What to work on> Once the pictures are set aside, transcribe the remaining data exactly.
##### Dataset content #####
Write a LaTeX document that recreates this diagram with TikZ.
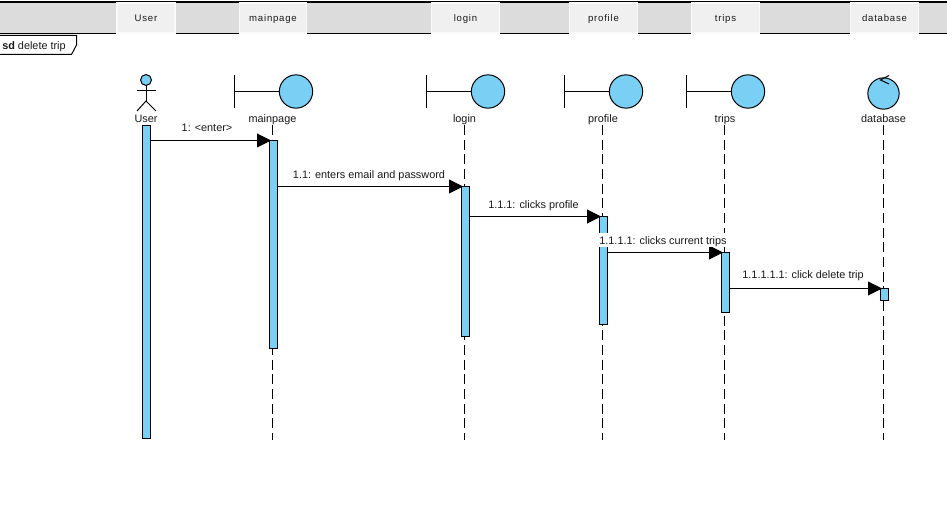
\documentclass[tikz,border=0pt]{standalone}
\usepackage{fontspec}
\setmainfont{Liberation Sans}
\usetikzlibrary{arrows.meta}
\definecolor{fillblue}{HTML}{7ACFF5}
\definecolor{tabbar}{HTML}{DCDCDC}
\definecolor{tabface}{HTML}{F0F0F0}
\definecolor{tabedge}{HTML}{FAFAFA}
\tikzset{
  x=0.75pt,y=-0.75pt,
  lbl/.style={font=\fontsize{8.15}{9}\selectfont,inner sep=0pt,text=black!90,text height=7.2pt,text depth=1pt},
  msglbl/.style={lbl,fill=white,inner xsep=1pt,inner ysep=1pt},
  tabbox/.style={draw=tabedge,fill=tabface,line width=0.8pt,minimum width=50.5pt,minimum height=22.5pt,inner sep=0pt,text height=6.8pt,text depth=0.9pt,font=\fontsize{7.2}{9}\selectfont\addfontfeatures{LetterSpace=8},text=black!90},
  bar/.style={draw=black,fill=fillblue,line width=0.75pt,minimum width=6pt,inner sep=0pt,anchor=north},
  msg/.style={draw=black,line width=0.75pt,shorten >=-1.5pt,-{Triangle[length=10.5pt,width=10.5pt,fill=black]}},
  life/.style={draw=black,line width=0.75pt,dash pattern=on 7.5pt off 3.5pt},
  ball/.style={circle,draw=black,fill=fillblue,line width=0.75pt,inner sep=0pt},
  stroke/.style={draw=black,line width=0.75pt}
}
\begin{document}
\begin{tikzpicture}
\useasboundingbox (0,0) rectangle (947,506);
\fill[white] (0,0) rectangle (947,506);
% header
\fill[tabbar] (0,2) rectangle (947,33);
\draw[black,line width=0.9pt] (0,2) -- (947,2);
\draw[black,line width=0.9pt] (0,33.5) -- (947,33.5);
\node[tabbox,minimum width=43.5pt] (tabUser) at (146,18) {User};
\node[tabbox] (tabMain) at (273,18) {mainpage};
\node[tabbox] (tabLogin) at (465.5,18) {login};
\node[tabbox] (tabProfile) at (603.5,18) {profile};
\node[tabbox] (tabTrips) at (725.5,18) {trips};
\node[tabbox] (tabDb) at (884.5,18) {database};
% frame
\draw[stroke,fill=white] (-2,35.5) -- (76.5,35.5) -- (76.5,45) -- (71.5,54.5) -- (-2,54.5);
\node[lbl,anchor=west] (sdLabel) at (2,45) {\textbf{sd} delete trip};
% actor
\node[ball,minimum size=8.2pt] (userHead) at (146,80) {};
\draw[stroke] (userHead.south) -- (146,101) coordinate (hip);
\draw[stroke] (137,91) -- (156,91);
\draw[stroke] (137,111) -- (hip) -- (156,111);
% boundaries
\foreach \nm/\bx/\cx in {Main/234.5/296,Login/426.5/488,Profile/564.5/626,Trips/686.5/748}{
  \node[ball,minimum size=25pt] (ball\nm) at (\cx,91.5) {};
  \draw[stroke] (\bx,75) -- (\bx,108);
  \draw[stroke] (\bx,91.5) -- (ball\nm.west);
}
% control
\node[ball,minimum size=23.5pt] (ballDb) at (883.5,93.5) {};
\draw[stroke] (889,75.5) -- (880.5,80) -- (889,84);
% labels
\node[lbl] (nUser) at (146,118) {User};
\node[lbl] (nMain) at (272.5,118) {mainpage};
\node[lbl] (nLogin) at (464.5,118) {login};
\node[lbl] (nProfile) at (603,118) {profile};
\node[lbl] (nTrips) at (725,118) {trips};
\node[lbl] (nDb) at (883.5,118) {database};
% lifelines
\coordinate (endMain) at (272.5,440);
\coordinate (endLogin) at (464.5,440);
\coordinate (endProfile) at (602.5,440);
\coordinate (endTrips) at (724.5,440);
\coordinate (endDb) at (883.5,440);
\draw[life] (272.5,125) -- (endMain);
\draw[life] (464.5,125) -- (endLogin);
\draw[life] (602.5,125) -- (endProfile);
\draw[life] (724.5,125) -- (endTrips);
\draw[life] (883.5,125) -- (endDb);
% activations
\node[bar,minimum height=234.5pt] (aUser) at (146.5,125.5) {};
\node[bar,minimum height=155.5pt] (aMain) at (273.5,140.5) {};
\node[bar,minimum height=112pt] (aLogin) at (465.5,186.5) {};
\node[bar,minimum height=81pt] (aProfile) at (603.5,216.5) {};
\node[bar,minimum height=45pt] (aTrips) at (725.5,252.5) {};
\node[bar,minimum height=9pt] (aDb) at (884.5,288.5) {};
% messages
\draw[msg] (aUser.east |- aMain.north) -- (aMain.north west);
\draw[msg] (aMain.east |- aLogin.north) -- (aLogin.north west);
\draw[msg] (aLogin.east |- aProfile.north) -- (aProfile.north west);
\draw[msg] (aProfile.east |- aTrips.north) -- (aTrips.north west);
\draw[msg] (aTrips.east |- aDb.north) -- (aDb.north west);
\node[msglbl] (m1) at (207,127.5) {1: <enter>};
\node[msglbl] (m2) at (369,174) {1.1: enters email and password};
\node[msglbl] (m3) at (533.5,204) {1.1.1: clicks profile};
\node[msglbl] (m4) at (663,240) {1.1.1.1: clicks current trips};
\node[msglbl] (m5) at (803,274) {1.1.1.1.1: click delete trip};
\end{tikzpicture}
\end{document}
#####
Result>
Write a LaTeX document that recreates this diagram with TikZ.
\documentclass[tikz,border=0pt]{standalone}
\usepackage{fontspec}
\setmainfont{Liberation Sans}
\usetikzlibrary{arrows.meta}
\definecolor{fillblue}{HTML}{7ACFF5}
\definecolor{tabbar}{HTML}{DCDCDC}
\definecolor{tabface}{HTML}{F0F0F0}
\definecolor{tabedge}{HTML}{FAFAFA}
\tikzset{
  x=0.75pt,y=-0.75pt,
  lbl/.style={font=\fontsize{8.15}{9}\selectfont,inner sep=0pt,text=black!90,text height=7.2pt,text depth=1pt},
  msglbl/.style={lbl,fill=white,inner xsep=1pt,inner ysep=1pt},
  tabbox/.style={draw=tabedge,fill=tabface,line width=0.8pt,minimum width=50.5pt,minimum height=22.5pt,inner sep=0pt,text height=6.8pt,text depth=0.9pt,font=\fontsize{7.2}{9}\selectfont\addfontfeatures{LetterSpace=8},text=black!90},
  bar/.style={draw=black,fill=fillblue,line width=0.75pt,minimum width=6pt,inner sep=0pt,anchor=north},
  msg/.style={draw=black,line width=0.75pt,shorten >=-1.5pt,-{Triangle[length=10.5pt,width=10.5pt,fill=black]}},
  life/.style={draw=black,line width=0.75pt,dash pattern=on 7.5pt off 3.5pt},
  ball/.style={circle,draw=black,fill=fillblue,line width=0.75pt,inner sep=0pt},
  stroke/.style={draw=black,line width=0.75pt}
}
\begin{document}
\begin{tikzpicture}
\useasboundingbox (0,0) rectangle (947,506);
\fill[white] (0,0) rectangle (947,506);
% header
\fill[tabbar] (0,2) rectangle (947,33);
\draw[black,line width=0.9pt] (0,2) -- (947,2);
\draw[black,line width=0.9pt] (0,33.5) -- (947,33.5);
\node[tabbox,minimum width=43.5pt] (tabUser) at (146,18) {User};
\node[tabbox] (tabMain) at (273,18) {mainpage};
\node[tabbox] (tabLogin) at (465.5,18) {login};
\node[tabbox] (tabProfile) at (603.5,18) {profile};
\node[tabbox] (tabTrips) at (725.5,18) {trips};
\node[tabbox] (tabDb) at (884.5,18) {database};
% frame
\draw[stroke,fill=white] (-2,35.5) -- (76.5,35.5) -- (76.5,45) -- (71.5,54.5) -- (-2,54.5);
\node[lbl,anchor=west] (sdLabel) at (2,45) {\textbf{sd} delete trip};
% actor
\node[ball,minimum size=8.2pt] (userHead) at (146,80) {};
\draw[stroke] (userHead.south) -- (146,101) coordinate (hip);
\draw[stroke] (137,91) -- (156,91);
\draw[stroke] (137,111) -- (hip) -- (156,111);
% boundaries
\foreach \nm/\bx/\cx in {Main/234.5/296,Login/426.5/488,Profile/564.5/626,Trips/686.5/748}{
  \node[ball,minimum size=25pt] (ball\nm) at (\cx,91.5) {};
  \draw[stroke] (\bx,75) -- (\bx,108);
  \draw[stroke] (\bx,91.5) -- (ball\nm.west);
}
% control
\node[ball,minimum size=23.5pt] (ballDb) at (883.5,93.5) {};
\draw[stroke] (889,75.5) -- (880.5,80) -- (889,84);
% labels
\node[lbl] (nUser) at (146,118) {User};
\node[lbl] (nMain) at (272.5,118) {mainpage};
\node[lbl] (nLogin) at (464.5,118) {login};
\node[lbl] (nProfile) at (603,118) {profile};
\node[lbl] (nTrips) at (725,118) {trips};
\node[lbl] (nDb) at (883.5,118) {database};
% lifelines
\coordinate (endMain) at (272.5,440);
\coordinate (endLogin) at (464.5,440);
\coordinate (endProfile) at (602.5,440);
\coordinate (endTrips) at (724.5,440);
\coordinate (endDb) at (883.5,440);
\draw[life] (272.5,125) -- (endMain);
\draw[life] (464.5,125) -- (endLogin);
\draw[life] (602.5,125) -- (endProfile);
\draw[life] (724.5,125) -- (endTrips);
\draw[life] (883.5,125) -- (endDb);
% activations
\node[bar,minimum height=234.5pt] (aUser) at (146.5,125.5) {};
\node[bar,minimum height=155.5pt] (aMain) at (273.5,140.5) {};
\node[bar,minimum height=112pt] (aLogin) at (465.5,186.5) {};
\node[bar,minimum height=81pt] (aProfile) at (603.5,216.5) {};
\node[bar,minimum height=45pt] (aTrips) at (725.5,252.5) {};
\node[bar,minimum height=9pt] (aDb) at (884.5,288.5) {};
% messages
\draw[msg] (aUser.east |- aMain.north) -- (aMain.north west);
\draw[msg] (aMain.east |- aLogin.north) -- (aLogin.north west);
\draw[msg] (aLogin.east |- aProfile.north) -- (aProfile.north west);
\draw[msg] (aProfile.east |- aTrips.north) -- (aTrips.north west);
\draw[msg] (aTrips.east |- aDb.north) -- (aDb.north west);
\node[msglbl] (m1) at (207,127.5) {1: <enter>};
\node[msglbl] (m2) at (369,174) {1.1: enters email and password};
\node[msglbl] (m3) at (533.5,204) {1.1.1: clicks profile};
\node[msglbl] (m4) at (663,240) {1.1.1.1: clicks current trips};
\node[msglbl] (m5) at (803,274) {1.1.1.1.1: click delete trip};
\end{tikzpicture}
\end{document}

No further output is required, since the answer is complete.